We’ve been using janettxt this academic year to allow our academics to send text messages to students. This has been very successful. Students can choose to give our database their mobile number, and the lecturer can send an SMS message out to all students with registered numbers. The staff can’t get at the numbers. The message is also emailed (in case of SMS failure, or just the student not wanting to give us their number), and appended to the blog for that module.

There’s also an option to send emails, which also are appended to the module blog. This is all very painless, as there’s an tab on each module homepage which is only visible to staff allowing both these options. The email option rapidly gained a “cc to module leaders/teachers” option and a “cc to email xyz” option; many staff requested this option.

Any staff can send to any module, as it’s all logged and a closed group this allows maximum flexibility.

The costs are 4p per message per recipient, negotiated by JANET.

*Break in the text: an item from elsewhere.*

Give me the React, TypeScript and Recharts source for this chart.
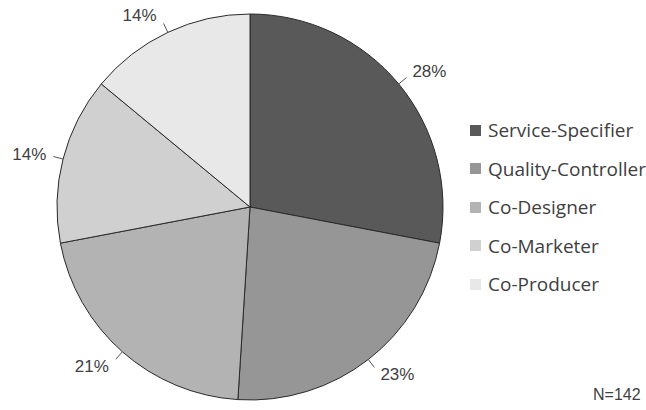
import { Legend, Pie, PieChart, Cell } from "recharts";

const roles = ["Service-Specifier", "Quality-Controller", "Co-Designer", "Co-Marketer", "Co-Producer"];
const shares = [28, 23, 21, 14, 14];
const shades = ["#595959", "#969696", "#b3b3b3", "#d0d0d0", "#e8e8e8"];
const sampleNote = "N=142";

const data = roles.map((name, i) => ({ name, value: shares[i] }));
const RAD = Math.PI / 180;

const renderLabel = (p: any) => {
  const { cx, cy, midAngle, outerRadius, value } = p;
  const c = Math.cos(-midAngle * RAD);
  const s = Math.sin(-midAngle * RAD);
  const r = outerRadius + 10;
  const x = cx + r * c + (c >= 0 ? 6 : -7);
  const y = cy + r * s + s * 9;
  return (
    <text
      x={x}
      y={y}
      fill="#404040"
      fontSize={17}
      fontFamily="'Liberation Sans', Arial, sans-serif"
      textAnchor={c >= 0 ? "start" : "end"}
      dominantBaseline="central"
    >
      {value}%
    </text>
  );
};

const renderLeader = (p: any) => {
  const { cx, cy, midAngle, outerRadius } = p;
  const c = Math.cos(-midAngle * RAD);
  const s = Math.sin(-midAngle * RAD);
  return (
    <path
      d={`M${cx + outerRadius * c},${cy + outerRadius * s}L${cx + (outerRadius + 10) * c},${cy + (outerRadius + 10) * s}`}
      stroke="#555"
      strokeWidth={1}
      fill="none"
    />
  );
};

const renderLegend = () => (
  <div style={{ fontFamily: "'Open Sans', sans-serif", fontSize: 19, color: "#404040" }}>
    {roles.map((name, i) => (
      <div key={name} style={{ display: "flex", alignItems: "center", height: 38.5, whiteSpace: "nowrap" }}>
        <span style={{ width: 11, height: 11, background: shades[i], marginRight: 7, flex: "none" }} />
        {name}
      </div>
    ))}
  </div>
);

export default function App() {
  return (
    <div style={{ position: "relative", width: 646, height: 410, background: "#fff", overflow: "hidden" }}>
      <style>{`body{margin:0}`}</style>
      <PieChart width={646} height={410} margin={{ top: 0, right: 0, bottom: 0, left: 0 }}>
        <Pie
          data={data}
          dataKey="value"
          cx={250}
          cy={207}
          outerRadius={193}
          startAngle={90}
          endAngle={-270}
          stroke="#2a2a2a"
          strokeWidth={1}
          label={renderLabel}
          labelLine={renderLeader}
          isAnimationActive={false}
        >
          {data.map((d, i) => (
            <Cell key={d.name} fill={shades[i]} />
          ))}
        </Pie>
        <Legend
          content={renderLegend}
          layout="vertical"
          wrapperStyle={{ position: "absolute", left: 470, top: 111, width: 200 }}
        />
      </PieChart>
      <div
        style={{
          position: "absolute",
          left: 593,
          top: 386,
          fontFamily: "'Liberation Sans', Arial, sans-serif",
          fontSize: 16,
          color: "#404040",
        }}
      >
        {sampleNote}
      </div>
    </div>
  );
}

I have found working with the pageone service, however, frustrating.

  • They provide no mechanism for checking your remaining balance with them, so you could run out unexpectedly.
    • If anyone needs it, I wrote a nagios plugin that screen scrapes their web-admin console for this information.
  • The SOAP interface is needlessly complex to work with and provides no value over REST.
  • They allow multiple username/passwords per customer, but on ringing up they told me that to enable a second username/password for the SOAP interface would be £250 set up plus £50 per month. All I wanted was to be able to let a research project use our balance and to keep track of what they used separately. I’m going to assume they will use less than the 15,000 SMS messages a year the 2nd SOAP account would get me.
    • £300 of staff time would allow me to build a local REST gateway to their SOAP interface with our own auditing to account who uses it for what.
    • But I think, for now, we’ll just all use the same username/password and I’ll trust this project not to over do it.
  • There did not appear to be any indication of SOAP enabled yes/no via their web admin. interface.
  • When I rang them, they asked for my account username and password so they could look at my account. This makes me worry about their security practices as this is baffling.
  • You bulk-buy your quota of messages, and lose any unused ones after 12 months, which is a bit annoying as you have to guess in advance your likely use, and most people will either over-estimate or end up in a situation where messages are failing to go out until they notice and buy more quota.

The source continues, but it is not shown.